I’ve read C. S. Lewis’ The Screwtape Letters many times, and often wondered why someone didn’t pick up that genre of writing and run with it. Last week while browsing the shelves at Crux Bookstore, I found this little gem from Kreeft: a philosopher I’ve listened to often. Since Kreeft is a C. S. Lewis admirer and biographer with a wicked sense of humor, it seemed like the perfect fit.

If you’ve read Screwtape, you’ll know what to expect: letters from a senior to a junior devil with advice on how best to tempt his assigned human. Kreeft uses this narrative to explore topics like Catholic School, theology, liturgy, and sex. There are a number of brilliant insights here. For example, the connection between Molech and abortion is startling but, in hindsight, obvious. The connection he made between the pleasure a human feels during sex and the corresponding pain a devil feels was also incisive.

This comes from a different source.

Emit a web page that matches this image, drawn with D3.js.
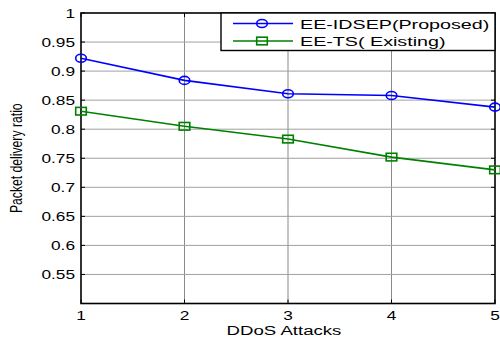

The wit did begin to wear on me after a while, though. The repetitious nature of taking something we would assume is good (such as: church attendance, Christian education, etc.) and showing how it can be twisted toward evil became a bit wearisome. I suppose you can blame Snakebite himself for that: hell is essentially boredom.

The other thing that frustrated me was the lack of character development in the person’s life. In Screwtape, Wormwood’s human went through a number of stages in his Christian growth. Kreeft only seemed interested in his polemic towards sex and Christian education.

That said, if you enjoyed Screwtape, read Snakebite. There are a number of terse lines that will make you cringe when you recognize those tendencies creeping into your own life!

This book shines a spotlight on the Devil’s chief maxim: dim the lights.